Third, the Administrative Law Judge stated that Plaintiff's noncompliance with her medications reduced her credibility because the records did not indicate "adverse effects such as increased muscle weakness, decreased sensation or impaired gait." [Id.] The Court is a little perplexed as to how this is a credibility issue. The Administrative Law Judge does not doubt that Plaintiff has MS, because she found that she did, so the absence of medications does not speak to that issue. Likewise, the Administrative Law Judge does not point to any testimony from Plaintiff that she had the identified increased symptoms when she went off the medications, such that the medical records might impeach that statement. There is no reason that is identified that the absence of the medications indicates that Plaintiff has a greater ability to function than she said she did.

Fourth, the Administrative Law Judge found that Plaintiff continued to smoke despite being urged to quit. [AR 30-31] Chronic smokers often have a tough time quitting. The Administrative Law Judge did not explain how that made Plaintiff less believable.
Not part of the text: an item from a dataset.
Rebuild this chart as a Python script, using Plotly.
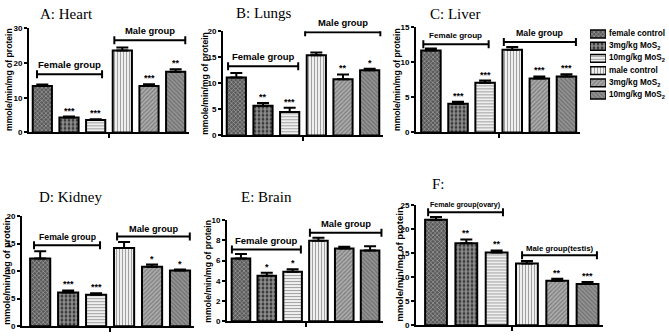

Fifth, the Administrative Law Judge stated that Plaintiff had not shown any interest in doing anything that would cause her to lose weight. "Her unwillingness to control weight despite her weakened body," the Administrative Law Judge stated, "is inconsistent with her allegations of difficulties with mobility." [AR 31] The Court assumes that the Administrative Law Judge means that, if Plaintiff really wanted to be more mobile, she would lose weight and, since she has not lost weight, she must really not want to be more mobile. If this is the meaning, it surely does not reflect an understanding of human nature; for obese people, losing weight is not merely a question of will, and a person, like Plaintiff, who has had bariatric surgery pretty clearly wants to lose weight.

None of these reasons is a "clear and convincing" reason, Garrison v. Colvin, supra at *16, for disbelieving Plaintiff's testimony as to her remaining capacity to function.

Garrison v. Colvin, supra, instructs courts to credit as true the opinions of the treating physicians, and the testimony of the Plaintiff, in circumstances like these. The Court has reviewed the record, including the testimony at both hearings from the vocational experts and it is clear that, if the treating physicians opinions and Plaintiff's testimony are credited as true, that Plaintiff is disabled. Accordingly, Plaintiff is entitled to receive benefits.

The decision of the Commissioner is reversed, and the matter is remanded to the Commissioner for the calculation and payment of benefits.

IT IS SO ORDERED.

FootNotes


1. As noted, the Administrative Law Judge also referenced the statement that Plaintiff improved with medication, attributing this to Dr. Rath's review of the records. [AR 34] Later, the Administrative Law Judge stated that "Evidence of good control with medication comes from a December 2007 note that the claimant had fewer mood swings since starting Seroquel. (Exhibit 19F/10)" [AR 34] Dr. Rath, however, noted that Seroquel was contributing to Plaintiff's vertigo, [AR 122], which hardly seems like good control with medication. The Court cannot sustain the discrediting of a treating physician on the basis that medications improved the claimant's symptoms, when the medical expert himself states otherwise.